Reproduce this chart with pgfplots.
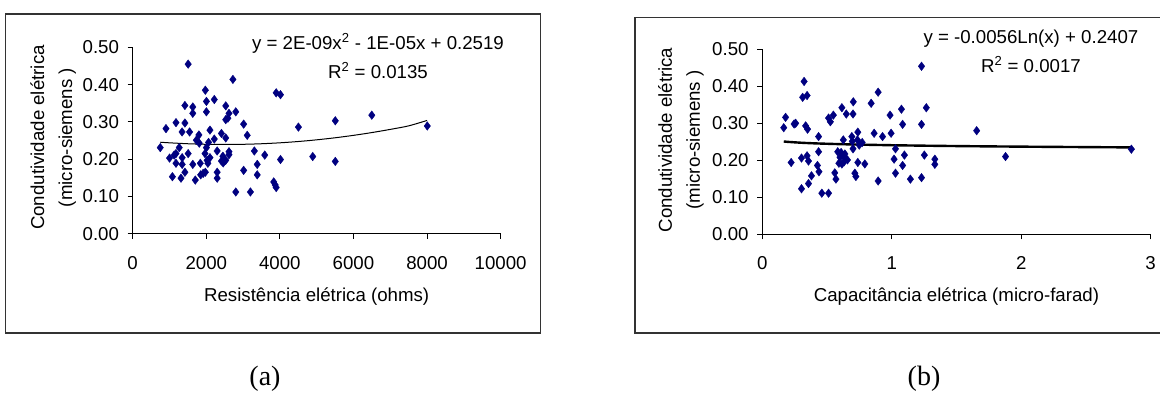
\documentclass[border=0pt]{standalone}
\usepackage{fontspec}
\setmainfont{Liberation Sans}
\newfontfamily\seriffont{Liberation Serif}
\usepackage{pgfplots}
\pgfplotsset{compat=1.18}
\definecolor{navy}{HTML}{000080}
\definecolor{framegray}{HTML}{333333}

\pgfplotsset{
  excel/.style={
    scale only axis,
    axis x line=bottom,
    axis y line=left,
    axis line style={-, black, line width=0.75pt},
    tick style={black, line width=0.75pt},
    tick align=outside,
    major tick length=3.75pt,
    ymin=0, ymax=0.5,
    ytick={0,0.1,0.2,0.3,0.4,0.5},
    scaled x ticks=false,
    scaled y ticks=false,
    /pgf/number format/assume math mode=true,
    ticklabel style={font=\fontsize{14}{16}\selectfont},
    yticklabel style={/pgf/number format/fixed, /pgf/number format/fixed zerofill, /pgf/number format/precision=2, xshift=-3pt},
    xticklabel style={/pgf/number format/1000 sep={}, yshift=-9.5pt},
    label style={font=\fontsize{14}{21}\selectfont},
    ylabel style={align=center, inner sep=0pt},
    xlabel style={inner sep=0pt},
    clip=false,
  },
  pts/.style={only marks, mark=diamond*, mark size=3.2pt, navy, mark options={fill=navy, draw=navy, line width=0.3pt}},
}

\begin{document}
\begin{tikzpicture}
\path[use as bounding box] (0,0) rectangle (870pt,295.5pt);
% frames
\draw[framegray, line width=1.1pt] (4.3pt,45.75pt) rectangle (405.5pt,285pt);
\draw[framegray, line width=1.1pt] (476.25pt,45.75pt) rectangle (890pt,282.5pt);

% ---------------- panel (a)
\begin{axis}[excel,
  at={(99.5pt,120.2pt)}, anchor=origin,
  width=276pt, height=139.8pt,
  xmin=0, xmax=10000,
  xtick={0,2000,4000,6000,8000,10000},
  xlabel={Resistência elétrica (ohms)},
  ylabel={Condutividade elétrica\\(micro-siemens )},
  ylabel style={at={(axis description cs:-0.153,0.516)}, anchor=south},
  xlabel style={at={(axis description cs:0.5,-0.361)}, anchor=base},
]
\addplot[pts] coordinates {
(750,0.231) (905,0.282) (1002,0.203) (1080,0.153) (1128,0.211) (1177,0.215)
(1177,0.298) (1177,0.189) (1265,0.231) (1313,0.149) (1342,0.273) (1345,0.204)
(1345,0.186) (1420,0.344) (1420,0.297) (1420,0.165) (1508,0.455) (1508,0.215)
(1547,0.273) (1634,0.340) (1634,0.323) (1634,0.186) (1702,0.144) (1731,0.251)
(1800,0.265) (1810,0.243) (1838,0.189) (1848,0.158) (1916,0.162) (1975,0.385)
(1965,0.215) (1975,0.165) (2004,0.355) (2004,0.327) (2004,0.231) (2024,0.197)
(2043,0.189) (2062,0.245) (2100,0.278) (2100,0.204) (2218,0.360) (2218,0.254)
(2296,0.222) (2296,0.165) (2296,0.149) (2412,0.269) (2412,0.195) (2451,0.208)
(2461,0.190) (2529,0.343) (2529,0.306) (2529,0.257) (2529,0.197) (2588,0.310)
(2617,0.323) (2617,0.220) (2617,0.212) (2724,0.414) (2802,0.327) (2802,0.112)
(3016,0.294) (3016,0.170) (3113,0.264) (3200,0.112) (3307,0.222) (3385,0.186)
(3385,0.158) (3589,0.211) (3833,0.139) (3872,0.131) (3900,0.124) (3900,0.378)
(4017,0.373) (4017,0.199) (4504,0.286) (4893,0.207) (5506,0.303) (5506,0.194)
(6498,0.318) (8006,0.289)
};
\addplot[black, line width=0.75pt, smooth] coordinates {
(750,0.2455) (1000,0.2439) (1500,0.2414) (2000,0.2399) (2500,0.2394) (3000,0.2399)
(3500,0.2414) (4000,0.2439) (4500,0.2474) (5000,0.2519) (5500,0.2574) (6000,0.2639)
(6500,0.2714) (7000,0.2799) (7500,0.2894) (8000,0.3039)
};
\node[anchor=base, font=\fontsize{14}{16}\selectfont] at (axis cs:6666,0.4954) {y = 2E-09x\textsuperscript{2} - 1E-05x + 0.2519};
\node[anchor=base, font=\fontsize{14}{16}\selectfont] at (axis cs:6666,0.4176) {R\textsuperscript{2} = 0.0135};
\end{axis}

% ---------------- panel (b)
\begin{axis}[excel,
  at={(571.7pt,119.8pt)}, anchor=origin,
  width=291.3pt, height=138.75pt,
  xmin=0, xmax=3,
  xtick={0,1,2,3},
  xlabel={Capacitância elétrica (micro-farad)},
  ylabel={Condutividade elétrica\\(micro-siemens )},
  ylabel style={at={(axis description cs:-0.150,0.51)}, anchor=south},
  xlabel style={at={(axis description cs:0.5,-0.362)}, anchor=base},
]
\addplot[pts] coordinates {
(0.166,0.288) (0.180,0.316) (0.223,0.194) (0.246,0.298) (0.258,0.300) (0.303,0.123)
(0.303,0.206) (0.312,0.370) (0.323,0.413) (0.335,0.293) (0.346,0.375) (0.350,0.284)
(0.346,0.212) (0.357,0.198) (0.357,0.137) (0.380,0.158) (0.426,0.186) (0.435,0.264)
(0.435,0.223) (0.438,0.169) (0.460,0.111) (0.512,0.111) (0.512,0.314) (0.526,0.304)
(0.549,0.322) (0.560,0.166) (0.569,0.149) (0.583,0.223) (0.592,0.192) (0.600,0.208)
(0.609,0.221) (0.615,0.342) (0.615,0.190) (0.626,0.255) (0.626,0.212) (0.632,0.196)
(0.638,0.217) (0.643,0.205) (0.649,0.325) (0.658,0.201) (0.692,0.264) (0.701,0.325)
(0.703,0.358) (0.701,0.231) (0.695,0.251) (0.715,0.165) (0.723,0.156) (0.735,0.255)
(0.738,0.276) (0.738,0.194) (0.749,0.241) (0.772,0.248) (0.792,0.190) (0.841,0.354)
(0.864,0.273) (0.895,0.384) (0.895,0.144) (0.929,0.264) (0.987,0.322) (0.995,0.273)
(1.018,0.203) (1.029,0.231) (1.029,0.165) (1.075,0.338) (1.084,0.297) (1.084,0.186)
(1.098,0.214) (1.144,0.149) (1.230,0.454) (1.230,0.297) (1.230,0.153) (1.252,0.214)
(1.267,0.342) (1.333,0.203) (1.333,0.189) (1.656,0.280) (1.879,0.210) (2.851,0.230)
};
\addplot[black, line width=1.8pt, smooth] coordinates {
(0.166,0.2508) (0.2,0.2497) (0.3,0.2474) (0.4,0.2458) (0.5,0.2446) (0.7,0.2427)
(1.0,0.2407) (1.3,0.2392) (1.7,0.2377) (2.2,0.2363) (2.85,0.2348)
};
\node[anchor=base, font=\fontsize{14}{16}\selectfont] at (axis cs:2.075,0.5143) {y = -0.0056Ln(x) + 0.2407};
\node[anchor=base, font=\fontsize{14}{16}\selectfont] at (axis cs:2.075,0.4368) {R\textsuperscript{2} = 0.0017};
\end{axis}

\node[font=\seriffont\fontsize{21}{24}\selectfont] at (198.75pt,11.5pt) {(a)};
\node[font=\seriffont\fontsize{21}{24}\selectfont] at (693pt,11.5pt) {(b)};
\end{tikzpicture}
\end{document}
★ ★ ★ ★
### Task instructions
Except for the pictures, print the data above exactly.

### Finished exercise
Reproduce this chart with pgfplots.
\documentclass[border=0pt]{standalone}
\usepackage{fontspec}
\setmainfont{Liberation Sans}
\newfontfamily\seriffont{Liberation Serif}
\usepackage{pgfplots}
\pgfplotsset{compat=1.18}
\definecolor{navy}{HTML}{000080}
\definecolor{framegray}{HTML}{333333}

\pgfplotsset{
  excel/.style={
    scale only axis,
    axis x line=bottom,
    axis y line=left,
    axis line style={-, black, line width=0.75pt},
    tick style={black, line width=0.75pt},
    tick align=outside,
    major tick length=3.75pt,
    ymin=0, ymax=0.5,
    ytick={0,0.1,0.2,0.3,0.4,0.5},
    scaled x ticks=false,
    scaled y ticks=false,
    /pgf/number format/assume math mode=true,
    ticklabel style={font=\fontsize{14}{16}\selectfont},
    yticklabel style={/pgf/number format/fixed, /pgf/number format/fixed zerofill, /pgf/number format/precision=2, xshift=-3pt},
    xticklabel style={/pgf/number format/1000 sep={}, yshift=-9.5pt},
    label style={font=\fontsize{14}{21}\selectfont},
    ylabel style={align=center, inner sep=0pt},
    xlabel style={inner sep=0pt},
    clip=false,
  },
  pts/.style={only marks, mark=diamond*, mark size=3.2pt, navy, mark options={fill=navy, draw=navy, line width=0.3pt}},
}

\begin{document}
\begin{tikzpicture}
\path[use as bounding box] (0,0) rectangle (870pt,295.5pt);
% frames
\draw[framegray, line width=1.1pt] (4.3pt,45.75pt) rectangle (405.5pt,285pt);
\draw[framegray, line width=1.1pt] (476.25pt,45.75pt) rectangle (890pt,282.5pt);

% ---------------- panel (a)
\begin{axis}[excel,
  at={(99.5pt,120.2pt)}, anchor=origin,
  width=276pt, height=139.8pt,
  xmin=0, xmax=10000,
  xtick={0,2000,4000,6000,8000,10000},
  xlabel={Resistência elétrica (ohms)},
  ylabel={Condutividade elétrica\\(micro-siemens )},
  ylabel style={at={(axis description cs:-0.153,0.516)}, anchor=south},
  xlabel style={at={(axis description cs:0.5,-0.361)}, anchor=base},
]
\addplot[pts] coordinates {
(750,0.231) (905,0.282) (1002,0.203) (1080,0.153) (1128,0.211) (1177,0.215)
(1177,0.298) (1177,0.189) (1265,0.231) (1313,0.149) (1342,0.273) (1345,0.204)
(1345,0.186) (1420,0.344) (1420,0.297) (1420,0.165) (1508,0.455) (1508,0.215)
(1547,0.273) (1634,0.340) (1634,0.323) (1634,0.186) (1702,0.144) (1731,0.251)
(1800,0.265) (1810,0.243) (1838,0.189) (1848,0.158) (1916,0.162) (1975,0.385)
(1965,0.215) (1975,0.165) (2004,0.355) (2004,0.327) (2004,0.231) (2024,0.197)
(2043,0.189) (2062,0.245) (2100,0.278) (2100,0.204) (2218,0.360) (2218,0.254)
(2296,0.222) (2296,0.165) (2296,0.149) (2412,0.269) (2412,0.195) (2451,0.208)
(2461,0.190) (2529,0.343) (2529,0.306) (2529,0.257) (2529,0.197) (2588,0.310)
(2617,0.323) (2617,0.220) (2617,0.212) (2724,0.414) (2802,0.327) (2802,0.112)
(3016,0.294) (3016,0.170) (3113,0.264) (3200,0.112) (3307,0.222) (3385,0.186)
(3385,0.158) (3589,0.211) (3833,0.139) (3872,0.131) (3900,0.124) (3900,0.378)
(4017,0.373) (4017,0.199) (4504,0.286) (4893,0.207) (5506,0.303) (5506,0.194)
(6498,0.318) (8006,0.289)
};
\addplot[black, line width=0.75pt, smooth] coordinates {
(750,0.2455) (1000,0.2439) (1500,0.2414) (2000,0.2399) (2500,0.2394) (3000,0.2399)
(3500,0.2414) (4000,0.2439) (4500,0.2474) (5000,0.2519) (5500,0.2574) (6000,0.2639)
(6500,0.2714) (7000,0.2799) (7500,0.2894) (8000,0.3039)
};
\node[anchor=base, font=\fontsize{14}{16}\selectfont] at (axis cs:6666,0.4954) {y = 2E-09x\textsuperscript{2} - 1E-05x + 0.2519};
\node[anchor=base, font=\fontsize{14}{16}\selectfont] at (axis cs:6666,0.4176) {R\textsuperscript{2} = 0.0135};
\end{axis}

% ---------------- panel (b)
\begin{axis}[excel,
  at={(571.7pt,119.8pt)}, anchor=origin,
  width=291.3pt, height=138.75pt,
  xmin=0, xmax=3,
  xtick={0,1,2,3},
  xlabel={Capacitância elétrica (micro-farad)},
  ylabel={Condutividade elétrica\\(micro-siemens )},
  ylabel style={at={(axis description cs:-0.150,0.51)}, anchor=south},
  xlabel style={at={(axis description cs:0.5,-0.362)}, anchor=base},
]
\addplot[pts] coordinates {
(0.166,0.288) (0.180,0.316) (0.223,0.194) (0.246,0.298) (0.258,0.300) (0.303,0.123)
(0.303,0.206) (0.312,0.370) (0.323,0.413) (0.335,0.293) (0.346,0.375) (0.350,0.284)
(0.346,0.212) (0.357,0.198) (0.357,0.137) (0.380,0.158) (0.426,0.186) (0.435,0.264)
(0.435,0.223) (0.438,0.169) (0.460,0.111) (0.512,0.111) (0.512,0.314) (0.526,0.304)
(0.549,0.322) (0.560,0.166) (0.569,0.149) (0.583,0.223) (0.592,0.192) (0.600,0.208)
(0.609,0.221) (0.615,0.342) (0.615,0.190) (0.626,0.255) (0.626,0.212) (0.632,0.196)
(0.638,0.217) (0.643,0.205) (0.649,0.325) (0.658,0.201) (0.692,0.264) (0.701,0.325)
(0.703,0.358) (0.701,0.231) (0.695,0.251) (0.715,0.165) (0.723,0.156) (0.735,0.255)
(0.738,0.276) (0.738,0.194) (0.749,0.241) (0.772,0.248) (0.792,0.190) (0.841,0.354)
(0.864,0.273) (0.895,0.384) (0.895,0.144) (0.929,0.264) (0.987,0.322) (0.995,0.273)
(1.018,0.203) (1.029,0.231) (1.029,0.165) (1.075,0.338) (1.084,0.297) (1.084,0.186)
(1.098,0.214) (1.144,0.149) (1.230,0.454) (1.230,0.297) (1.230,0.153) (1.252,0.214)
(1.267,0.342) (1.333,0.203) (1.333,0.189) (1.656,0.280) (1.879,0.210) (2.851,0.230)
};
\addplot[black, line width=1.8pt, smooth] coordinates {
(0.166,0.2508) (0.2,0.2497) (0.3,0.2474) (0.4,0.2458) (0.5,0.2446) (0.7,0.2427)
(1.0,0.2407) (1.3,0.2392) (1.7,0.2377) (2.2,0.2363) (2.85,0.2348)
};
\node[anchor=base, font=\fontsize{14}{16}\selectfont] at (axis cs:2.075,0.5143) {y = -0.0056Ln(x) + 0.2407};
\node[anchor=base, font=\fontsize{14}{16}\selectfont] at (axis cs:2.075,0.4368) {R\textsuperscript{2} = 0.0017};
\end{axis}

\node[font=\seriffont\fontsize{21}{24}\selectfont] at (198.75pt,11.5pt) {(a)};
\node[font=\seriffont\fontsize{21}{24}\selectfont] at (693pt,11.5pt) {(b)};
\end{tikzpicture}
\end{document}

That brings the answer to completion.